*Short problem*.
Write out the listing below in full and exactly, leaving out every picture.
·····
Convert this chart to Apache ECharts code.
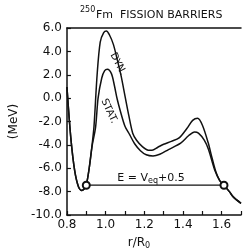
<!DOCTYPE html>
<html>
<head>
<meta charset="utf-8">
<script src="https://cdn.jsdelivr.net/npm/echarts@6/dist/echarts.min.js"></script>
<style>
    html, body { margin: 0; padding: 0; background: #fff; }
    #chart { width: 244px; height: 250px; }
</style>
</head>
<body>
<div id="chart"></div>
<script type="text/javascript">
    // r/R0 and barrier energy (MeV)
    var dynR = [0.80, 0.82, 0.84, 0.86, 0.877, 0.89, 0.90, 0.915, 0.93, 0.94, 0.956, 0.972, 0.99, 1.004, 1.02, 1.04, 1.06, 1.08, 1.10, 1.12, 1.14, 1.16, 1.19, 1.22, 1.24, 1.27, 1.30, 1.34, 1.38, 1.42, 1.45, 1.476, 1.50, 1.53, 1.55, 1.57, 1.59, 1.612, 1.64, 1.66, 1.70];
    var dynE = [0.95, -3.4, -6.2, -7.6, -7.9, -7.75, -7.45, -6.0, -4.0, -2.4, 2.0, 4.8, 5.6, 5.75, 5.4, 4.6, 3.3, 1.9, 0.2, -1.5, -3.0, -3.6, -4.15, -4.45, -4.45, -4.2, -3.95, -3.7, -3.4, -2.6, -1.9, -1.72, -2.3, -3.8, -5.1, -6.3, -7.05, -7.45, -8.0, -8.45, -9.0];
    var statR = [0.80, 0.82, 0.84, 0.86, 0.877, 0.89, 0.90, 0.915, 0.93, 0.948, 0.961, 0.98, 0.995, 1.009, 1.03, 1.045, 1.06, 1.077, 1.10, 1.125, 1.15, 1.18, 1.21, 1.245, 1.28, 1.325, 1.388, 1.43, 1.46, 1.48, 1.51, 1.532, 1.564, 1.59, 1.612, 1.64, 1.66, 1.70];
    var statE = [0.95, -3.4, -6.2, -7.6, -7.9, -7.75, -7.45, -6.0, -4.1, -2.5, 0.0, 1.72, 2.35, 2.47, 2.1, 1.1, -0.1, -1.16, -2.4, -3.15, -3.9, -4.5, -4.85, -4.95, -4.8, -4.4, -3.85, -3.2, -2.9, -3.0, -3.6, -4.4, -6.15, -7.05, -7.45, -8.0, -8.45, -9.0];
    // E = Veq + 0.5 level and its turning points
    var levelR = [0.90, 1.612];
    var levelE = [-7.45, -7.45];

    function pairs(xs, ys) {
        var out = [];
        for (var i = 0; i < xs.length; i++) out.push([xs[i], ys[i]]);
        return out;
    }

    var font = 'DejaVu Sans';
    var ink = '#111';

    var option = {
        animation: false,
        backgroundColor: '#fff',
        grid: { left: 57, right: -2, top: 28, bottom: 35 },
        xAxis: [{
            type: 'value',
            min: 0.8,
            max: 1.7,
            interval: 0.1,
            axisLine: { onZero: false, lineStyle: { color: ink, width: 1.5 } },
            axisTick: { inside: true, length: 4, lineStyle: { color: ink, width: 1.2 } },
            splitLine: { show: false },
            axisLabel: {
                color: ink, fontFamily: font, fontSize: 12, margin: 4,
                formatter: function (v) {
                    var k = Math.round(v * 10);
                    return (k % 2 === 0 && k < 17) ? (k / 10).toFixed(1) : '';
                }
            }
        }, {
            type: 'value',
            position: 'top',
            min: 0.8,
            max: 1.7,
            axisLine: { show: true, onZero: false, lineStyle: { color: ink, width: 1.5 } },
            axisTick: { show: false },
            axisLabel: { show: false },
            splitLine: { show: false }
        }],
        yAxis: {
            type: 'value',
            min: -10,
            max: 6,
            interval: 2,
            name: '(MeV)',
            nameLocation: 'middle',
            nameGap: 45,
            nameTextStyle: { color: ink, fontFamily: font, fontSize: 12 },
            axisLine: { show: true, onZero: false, lineStyle: { color: ink, width: 1.5 } },
            axisTick: { inside: true, length: 4, lineStyle: { color: ink, width: 1.2 } },
            splitLine: { show: false },
            axisLabel: {
                color: ink, fontFamily: font, fontSize: 12, margin: 5,
                formatter: function (v) { return v.toFixed(1); }
            }
        },
        series: [{
            type: 'line',
            data: pairs(dynR, dynE),
            smooth: 0.3,
            symbol: 'none',
            lineStyle: { color: ink, width: 1.5 }
        }, {
            type: 'line',
            data: pairs(statR, statE),
            smooth: 0.3,
            symbol: 'none',
            lineStyle: { color: ink, width: 1.5 }
        }, {
            type: 'line',
            data: pairs(levelR, levelE),
            symbol: 'emptyCircle',
            symbolSize: 7,
            itemStyle: { color: ink, borderColor: ink, borderWidth: 1.2 },
            lineStyle: { color: ink, width: 1.2 },
            z: 5
        }],
        graphic: [{
            type: 'text', left: 80, top: 6,
            style: { text: '250', font: '8px ' + font, fill: ink }
        }, {
            type: 'text', left: 96, top: 10,
            style: { text: 'Fm  FISSION BARRIERS', font: '11px ' + font, fill: ink }
        }, {
            type: 'text', x: 118, y: 64, rotation: -63 * Math.PI / 180,
            style: { text: 'DYN.', font: '10px ' + font, fill: ink, align: 'center', verticalAlign: 'middle' }
        }, {
            type: 'text', x: 109, y: 111, rotation: -65 * Math.PI / 180,
            style: { text: 'STAT.', font: '10px ' + font, fill: ink, align: 'center', verticalAlign: 'middle' }
        }, {
            type: 'text', x: 151, y: 178,
            style: {
                text: '{a|E = V}{s|eq}{a|+0.5}',
                align: 'center', verticalAlign: 'middle',
                rich: {
                    a: { font: '11px ' + font, fill: ink, lineHeight: 14 },
                    s: { font: '8px ' + font, fill: ink, lineHeight: 8, verticalAlign: 'bottom' }
                }
            }
        }, {
            type: 'text', x: 139, y: 243,
            style: {
                text: '{a|r/R}{s|0}',
                align: 'center', verticalAlign: 'middle',
                rich: {
                    a: { font: '12px ' + font, fill: ink, lineHeight: 14 },
                    s: { font: '8px ' + font, fill: ink, lineHeight: 8, verticalAlign: 'bottom' }
                }
            }
        }]
    };

    var chart = echarts.init(document.getElementById('chart'));
    chart.setOption(option);
</script>
</body>
</html>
·····
*Solution*.
Convert this chart to Apache ECharts code.
<!DOCTYPE html>
<html>
<head>
<meta charset="utf-8">
<script src="https://cdn.jsdelivr.net/npm/echarts@6/dist/echarts.min.js"></script>
<style>
    html, body { margin: 0; padding: 0; background: #fff; }
    #chart { width: 244px; height: 250px; }
</style>
</head>
<body>
<div id="chart"></div>
<script type="text/javascript">
    // r/R0 and barrier energy (MeV)
    var dynR = [0.80, 0.82, 0.84, 0.86, 0.877, 0.89, 0.90, 0.915, 0.93, 0.94, 0.956, 0.972, 0.99, 1.004, 1.02, 1.04, 1.06, 1.08, 1.10, 1.12, 1.14, 1.16, 1.19, 1.22, 1.24, 1.27, 1.30, 1.34, 1.38, 1.42, 1.45, 1.476, 1.50, 1.53, 1.55, 1.57, 1.59, 1.612, 1.64, 1.66, 1.70];
    var dynE = [0.95, -3.4, -6.2, -7.6, -7.9, -7.75, -7.45, -6.0, -4.0, -2.4, 2.0, 4.8, 5.6, 5.75, 5.4, 4.6, 3.3, 1.9, 0.2, -1.5, -3.0, -3.6, -4.15, -4.45, -4.45, -4.2, -3.95, -3.7, -3.4, -2.6, -1.9, -1.72, -2.3, -3.8, -5.1, -6.3, -7.05, -7.45, -8.0, -8.45, -9.0];
    var statR = [0.80, 0.82, 0.84, 0.86, 0.877, 0.89, 0.90, 0.915, 0.93, 0.948, 0.961, 0.98, 0.995, 1.009, 1.03, 1.045, 1.06, 1.077, 1.10, 1.125, 1.15, 1.18, 1.21, 1.245, 1.28, 1.325, 1.388, 1.43, 1.46, 1.48, 1.51, 1.532, 1.564, 1.59, 1.612, 1.64, 1.66, 1.70];
    var statE = [0.95, -3.4, -6.2, -7.6, -7.9, -7.75, -7.45, -6.0, -4.1, -2.5, 0.0, 1.72, 2.35, 2.47, 2.1, 1.1, -0.1, -1.16, -2.4, -3.15, -3.9, -4.5, -4.85, -4.95, -4.8, -4.4, -3.85, -3.2, -2.9, -3.0, -3.6, -4.4, -6.15, -7.05, -7.45, -8.0, -8.45, -9.0];
    // E = Veq + 0.5 level and its turning points
    var levelR = [0.90, 1.612];
    var levelE = [-7.45, -7.45];

    function pairs(xs, ys) {
        var out = [];
        for (var i = 0; i < xs.length; i++) out.push([xs[i], ys[i]]);
        return out;
    }

    var font = 'DejaVu Sans';
    var ink = '#111';

    var option = {
        animation: false,
        backgroundColor: '#fff',
        grid: { left: 57, right: -2, top: 28, bottom: 35 },
        xAxis: [{
            type: 'value',
            min: 0.8,
            max: 1.7,
            interval: 0.1,
            axisLine: { onZero: false, lineStyle: { color: ink, width: 1.5 } },
            axisTick: { inside: true, length: 4, lineStyle: { color: ink, width: 1.2 } },
            splitLine: { show: false },
            axisLabel: {
                color: ink, fontFamily: font, fontSize: 12, margin: 4,
                formatter: function (v) {
                    var k = Math.round(v * 10);
                    return (k % 2 === 0 && k < 17) ? (k / 10).toFixed(1) : '';
                }
            }
        }, {
            type: 'value',
            position: 'top',
            min: 0.8,
            max: 1.7,
            axisLine: { show: true, onZero: false, lineStyle: { color: ink, width: 1.5 } },
            axisTick: { show: false },
            axisLabel: { show: false },
            splitLine: { show: false }
        }],
        yAxis: {
            type: 'value',
            min: -10,
            max: 6,
            interval: 2,
            name: '(MeV)',
            nameLocation: 'middle',
            nameGap: 45,
            nameTextStyle: { color: ink, fontFamily: font, fontSize: 12 },
            axisLine: { show: true, onZero: false, lineStyle: { color: ink, width: 1.5 } },
            axisTick: { inside: true, length: 4, lineStyle: { color: ink, width: 1.2 } },
            splitLine: { show: false },
            axisLabel: {
                color: ink, fontFamily: font, fontSize: 12, margin: 5,
                formatter: function (v) { return v.toFixed(1); }
            }
        },
        series: [{
            type: 'line',
            data: pairs(dynR, dynE),
            smooth: 0.3,
            symbol: 'none',
            lineStyle: { color: ink, width: 1.5 }
        }, {
            type: 'line',
            data: pairs(statR, statE),
            smooth: 0.3,
            symbol: 'none',
            lineStyle: { color: ink, width: 1.5 }
        }, {
            type: 'line',
            data: pairs(levelR, levelE),
            symbol: 'emptyCircle',
            symbolSize: 7,
            itemStyle: { color: ink, borderColor: ink, borderWidth: 1.2 },
            lineStyle: { color: ink, width: 1.2 },
            z: 5
        }],
        graphic: [{
            type: 'text', left: 80, top: 6,
            style: { text: '250', font: '8px ' + font, fill: ink }
        }, {
            type: 'text', left: 96, top: 10,
            style: { text: 'Fm  FISSION BARRIERS', font: '11px ' + font, fill: ink }
        }, {
            type: 'text', x: 118, y: 64, rotation: -63 * Math.PI / 180,
            style: { text: 'DYN.', font: '10px ' + font, fill: ink, align: 'center', verticalAlign: 'middle' }
        }, {
            type: 'text', x: 109, y: 111, rotation: -65 * Math.PI / 180,
            style: { text: 'STAT.', font: '10px ' + font, fill: ink, align: 'center', verticalAlign: 'middle' }
        }, {
            type: 'text', x: 151, y: 178,
            style: {
                text: '{a|E = V}{s|eq}{a|+0.5}',
                align: 'center', verticalAlign: 'middle',
                rich: {
                    a: { font: '11px ' + font, fill: ink, lineHeight: 14 },
                    s: { font: '8px ' + font, fill: ink, lineHeight: 8, verticalAlign: 'bottom' }
                }
            }
        }, {
            type: 'text', x: 139, y: 243,
            style: {
                text: '{a|r/R}{s|0}',
                align: 'center', verticalAlign: 'middle',
                rich: {
                    a: { font: '12px ' + font, fill: ink, lineHeight: 14 },
                    s: { font: '8px ' + font, fill: ink, lineHeight: 8, verticalAlign: 'bottom' }
                }
            }
        }]
    };

    var chart = echarts.init(document.getElementById('chart'));
    chart.setOption(option);
</script>
</body>
</html>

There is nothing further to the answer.